▶ _WRITTEN INSTRUCTION_:
Reproduce all the lines below exactly and omit the images.

##### DATA RECORDS #####

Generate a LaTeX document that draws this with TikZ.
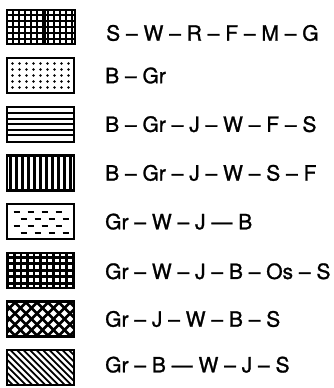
\documentclass[tikz,border=0pt]{standalone}
\usepackage{fontspec}
\setmainfont{TeX Gyre Heros}
\newfontfamily\labfont{TeX Gyre Heros}[Ligatures=TeX, FakeBold=1.2]
\usetikzlibrary{positioning}

\begin{document}
\begin{tikzpicture}[
    box/.style={
        draw,
        rectangle,
        line width=2.4bp,
        minimum height=35bp,
        minimum width=67bp,
        inner sep=0pt,
        outer sep=0pt
    },
    inbox/.style={
        path picture={
            \begin{scope}[shift={(path picture bounding box.center)}]
            #1
            \end{scope}
        }
    },
    gridfill/.style={inbox={
        \foreach \t in {-36,-30,...,36} {
            \draw[line width=2.4bp] (\t bp,-24bp) -- (\t bp,24bp);
            \draw[line width=2.4bp] (-40bp,\t bp) -- (40bp,\t bp);
        }
    }},
    dotfill/.style={inbox={
        \foreach \x in {-28,-21,...,28}
            \foreach \y in {-12,-6,...,12}
                \fill (\x bp,\y bp) circle (1.3bp);
    }},
    hfill/.style={inbox={
        \foreach \y in {-11,-5.5,...,12}
            \draw[line width=1.7bp] (-40bp,\y bp) -- (40bp,\y bp);
    }},
    vfill/.style={inbox={
        \foreach \x in {-30,-24,...,30}
            \draw[line width=2.6bp] (\x bp,-24bp) -- (\x bp,24bp);
    }},
    dashfill/.style={inbox={
        \foreach \y in {10,-4}
            \foreach \x in {-27,-13,...,27}
                \draw[line width=1.8bp] (\x bp,\y bp) -- ++(6bp,0);
        \foreach \y in {3,-11}
            \foreach \x in {-20,-6,...,27}
                \draw[line width=1.8bp] (\x bp,\y bp) -- ++(6bp,0);
    }},
    meshfill/.style={inbox={
        \foreach \t in {-39,-32.5,...,39} {
            \draw[line width=2.8bp] (\t bp,-24bp) -- (\t bp,24bp);
            \draw[line width=2.8bp] (-40bp,\t bp) -- (40bp,\t bp);
        }
        \foreach \x in {-29.25,-22.75,...,30}
            \foreach \y in {-13,-6.5,...,14}
                \fill (\x bp-0.8bp,\y bp-0.8bp) rectangle ++(1.6bp,1.6bp);
    }},
    crossfill/.style={inbox={
        \foreach \t in {-84,-73,...,45} {
            \draw[line width=2.6bp] (\t bp,-20bp) -- ++(40bp,40bp);
            \draw[line width=2.6bp] (\t bp,20bp) -- ++(40bp,-40bp);
        }
    }},
    diagfill/.style={inbox={
        \foreach \t in {-78,-71.5,...,45}
            \draw[line width=1.8bp] (\t bp,20bp) -- ++(40bp,-40bp);
    }},
    lab/.style={
        inner sep=0pt,
        font=\labfont\fontsize{21bp}{25bp}\selectfont
    }
]

\useasboundingbox (0,0) rectangle (334bp,-388bp);

\node[box, gridfill, minimum width=36bp, minimum height=34bp] (g1) at (25bp,-27bp) {};
\node[box, gridfill, minimum width=30bp, minimum height=34bp, right=2bp of g1] (g2) {};
\node[box, dotfill, below right=14bp and 0bp of g1.south west] (dots) {};
\node[box, hfill, below=13.7bp of dots] (hl) {};
\node[box, vfill, below=13.7bp of hl] (vl) {};
\node[box, dashfill, below=13.7bp of vl] (dash) {};
\node[box, meshfill, below=13.7bp of dash] (mesh) {};
\node[box, crossfill, below=13.7bp of mesh] (cross) {};
\node[box, diagfill, below=13.7bp of cross] (diag) {};

\node[lab, right=31bp of g2, yshift=-6bp] (t1) {S -- W -- R -- F -- M -- G};
\node[lab, right=31bp of dots] (t2) {B -- Gr};
\node[lab, right=31bp of hl] (t3) {B -- Gr -- J -- W -- F -- S};
\node[lab, right=31bp of vl] (t4) {B -- Gr -- J -- W -- S -- F};
\node[lab, right=31bp of dash] (t5) {Gr -- W -- J --- B};
\node[lab, right=31bp of mesh, yshift=-1bp] (t6) {Gr -- W -- J -- B -- Os -- S};
\node[lab, right=31bp of cross] (t7) {Gr -- J -- W -- B -- S};
\node[lab, right=31bp of diag, yshift=3bp] (t8) {Gr -- B --- W -- J -- S};

\end{tikzpicture}
\end{document}
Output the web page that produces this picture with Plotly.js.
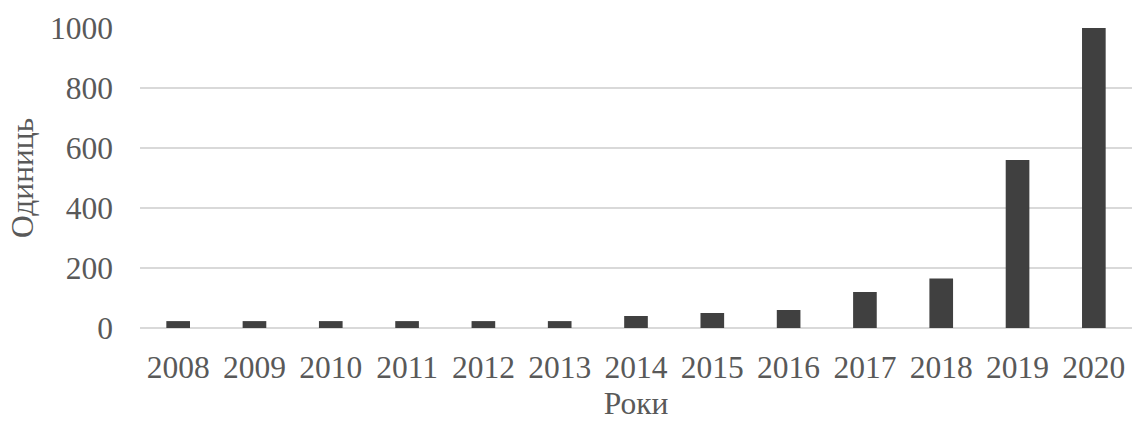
<!DOCTYPE html>
<html><head><meta charset="utf-8">
<script src="https://cdn.plot.ly/plotly-3.0.1.min.js"></script>
<style>html,body{margin:0;padding:0;background:#fff}</style>
</head><body>
<div id="chart" style="width:1132px;height:421px"></div>
<script>
const years = ["2008","2009","2010","2011","2012","2013","2014","2015","2016","2017","2018","2019","2020"];
const units = [23,23,23,23,23,23,40,50,60,120,165,560,1000];
const yTicks = [0,200,400,600,800,1000];
const xTitle = "Роки";
const yTitle = "Одиниць";

const font = {family:"Liberation Serif, Times New Roman, serif", size:31.5, color:"#595959"};
Plotly.newPlot("chart", [{
  type:"bar", x:years, y:units,
  marker:{color:"#404040", line:{color:"#404040", width:0}},
  hoverinfo:"x+y"
}], {
  width:1132, height:421,
  margin:{l:140, r:0, t:28, b:93},
  bargap:0.69,
  paper_bgcolor:"#fff", plot_bgcolor:"#fff",
  font:font,
  showlegend:false,
  xaxis:{
    type:"category", showgrid:false, zeroline:false, showline:false,
    ticks:"", tickfont:font, ticklabelstandoff:17,
    title:{text:xTitle, font:font, standoff:8}
  },
  yaxis:{
    range:[0,1000], tickvals:yTicks, ticktext:yTicks.map(String),
    showgrid:true, gridcolor:"#d9d9d9", gridwidth:1.5,
    zeroline:true, zerolinecolor:"#d9d9d9", zerolinewidth:1.5,
    showline:false, ticks:"", tickfont:font, ticklabelstandoff:26,
    title:{text:yTitle, font:font, standoff:6}
  }
}, {displayModeBar:false, staticPlot:true});
</script>
</body></html>
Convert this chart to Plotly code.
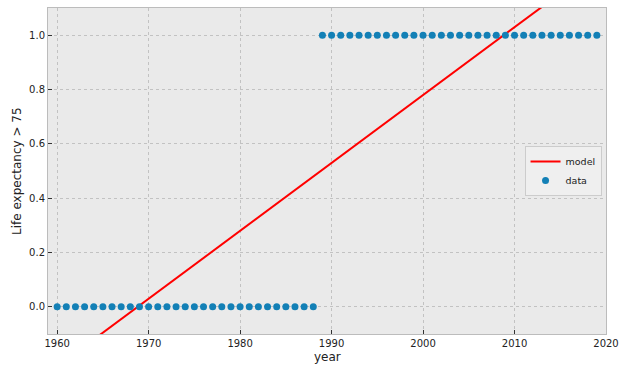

#####

▶ _COMPLETED EXERCISE_:
Generate a LaTeX document that draws this with TikZ.
\documentclass[tikz,border=0pt]{standalone}
\usepackage{fontspec}
\setmainfont{TeX Gyre Heros}
\newfontfamily\labfont{TeX Gyre Heros}[Ligatures=TeX, FakeBold=1.2]
\usetikzlibrary{positioning}

\begin{document}
\begin{tikzpicture}[
    box/.style={
        draw,
        rectangle,
        line width=2.4bp,
        minimum height=35bp,
        minimum width=67bp,
        inner sep=0pt,
        outer sep=0pt
    },
    inbox/.style={
        path picture={
            \begin{scope}[shift={(path picture bounding box.center)}]
            #1
            \end{scope}
        }
    },
    gridfill/.style={inbox={
        \foreach \t in {-36,-30,...,36} {
            \draw[line width=2.4bp] (\t bp,-24bp) -- (\t bp,24bp);
            \draw[line width=2.4bp] (-40bp,\t bp) -- (40bp,\t bp);
        }
    }},
    dotfill/.style={inbox={
        \foreach \x in {-28,-21,...,28}
            \foreach \y in {-12,-6,...,12}
                \fill (\x bp,\y bp) circle (1.3bp);
    }},
    hfill/.style={inbox={
        \foreach \y in {-11,-5.5,...,12}
            \draw[line width=1.7bp] (-40bp,\y bp) -- (40bp,\y bp);
    }},
    vfill/.style={inbox={
        \foreach \x in {-30,-24,...,30}
            \draw[line width=2.6bp] (\x bp,-24bp) -- (\x bp,24bp);
    }},
    dashfill/.style={inbox={
        \foreach \y in {10,-4}
            \foreach \x in {-27,-13,...,27}
                \draw[line width=1.8bp] (\x bp,\y bp) -- ++(6bp,0);
        \foreach \y in {3,-11}
            \foreach \x in {-20,-6,...,27}
                \draw[line width=1.8bp] (\x bp,\y bp) -- ++(6bp,0);
    }},
    meshfill/.style={inbox={
        \foreach \t in {-39,-32.5,...,39} {
            \draw[line width=2.8bp] (\t bp,-24bp) -- (\t bp,24bp);
            \draw[line width=2.8bp] (-40bp,\t bp) -- (40bp,\t bp);
        }
        \foreach \x in {-29.25,-22.75,...,30}
            \foreach \y in {-13,-6.5,...,14}
                \fill (\x bp-0.8bp,\y bp-0.8bp) rectangle ++(1.6bp,1.6bp);
    }},
    crossfill/.style={inbox={
        \foreach \t in {-84,-73,...,45} {
            \draw[line width=2.6bp] (\t bp,-20bp) -- ++(40bp,40bp);
            \draw[line width=2.6bp] (\t bp,20bp) -- ++(40bp,-40bp);
        }
    }},
    diagfill/.style={inbox={
        \foreach \t in {-78,-71.5,...,45}
            \draw[line width=1.8bp] (\t bp,20bp) -- ++(40bp,-40bp);
    }},
    lab/.style={
        inner sep=0pt,
        font=\labfont\fontsize{21bp}{25bp}\selectfont
    }
]

\useasboundingbox (0,0) rectangle (334bp,-388bp);

\node[box, gridfill, minimum width=36bp, minimum height=34bp] (g1) at (25bp,-27bp) {};
\node[box, gridfill, minimum width=30bp, minimum height=34bp, right=2bp of g1] (g2) {};
\node[box, dotfill, below right=14bp and 0bp of g1.south west] (dots) {};
\node[box, hfill, below=13.7bp of dots] (hl) {};
\node[box, vfill, below=13.7bp of hl] (vl) {};
\node[box, dashfill, below=13.7bp of vl] (dash) {};
\node[box, meshfill, below=13.7bp of dash] (mesh) {};
\node[box, crossfill, below=13.7bp of mesh] (cross) {};
\node[box, diagfill, below=13.7bp of cross] (diag) {};

\node[lab, right=31bp of g2, yshift=-6bp] (t1) {S -- W -- R -- F -- M -- G};
\node[lab, right=31bp of dots] (t2) {B -- Gr};
\node[lab, right=31bp of hl] (t3) {B -- Gr -- J -- W -- F -- S};
\node[lab, right=31bp of vl] (t4) {B -- Gr -- J -- W -- S -- F};
\node[lab, right=31bp of dash] (t5) {Gr -- W -- J --- B};
\node[lab, right=31bp of mesh, yshift=-1bp] (t6) {Gr -- W -- J -- B -- Os -- S};
\node[lab, right=31bp of cross] (t7) {Gr -- J -- W -- B -- S};
\node[lab, right=31bp of diag, yshift=3bp] (t8) {Gr -- B --- W -- J -- S};

\end{tikzpicture}
\end{document}
Output the web page that produces this picture with Plotly.js.
<!DOCTYPE html>
<html><head><meta charset="utf-8">
<script src="https://cdn.plot.ly/plotly-3.0.1.min.js"></script>
<style>html,body{margin:0;padding:0;background:#fff}</style>
</head><body>
<div id="chart" style="width:1132px;height:421px"></div>
<script>
const years = ["2008","2009","2010","2011","2012","2013","2014","2015","2016","2017","2018","2019","2020"];
const units = [23,23,23,23,23,23,40,50,60,120,165,560,1000];
const yTicks = [0,200,400,600,800,1000];
const xTitle = "Роки";
const yTitle = "Одиниць";

const font = {family:"Liberation Serif, Times New Roman, serif", size:31.5, color:"#595959"};
Plotly.newPlot("chart", [{
  type:"bar", x:years, y:units,
  marker:{color:"#404040", line:{color:"#404040", width:0}},
  hoverinfo:"x+y"
}], {
  width:1132, height:421,
  margin:{l:140, r:0, t:28, b:93},
  bargap:0.69,
  paper_bgcolor:"#fff", plot_bgcolor:"#fff",
  font:font,
  showlegend:false,
  xaxis:{
    type:"category", showgrid:false, zeroline:false, showline:false,
    ticks:"", tickfont:font, ticklabelstandoff:17,
    title:{text:xTitle, font:font, standoff:8}
  },
  yaxis:{
    range:[0,1000], tickvals:yTicks, ticktext:yTicks.map(String),
    showgrid:true, gridcolor:"#d9d9d9", gridwidth:1.5,
    zeroline:true, zerolinecolor:"#d9d9d9", zerolinewidth:1.5,
    showline:false, ticks:"", tickfont:font, ticklabelstandoff:26,
    title:{text:yTitle, font:font, standoff:6}
  }
}, {displayModeBar:false, staticPlot:true});
</script>
</body></html>
Convert this chart to Plotly code.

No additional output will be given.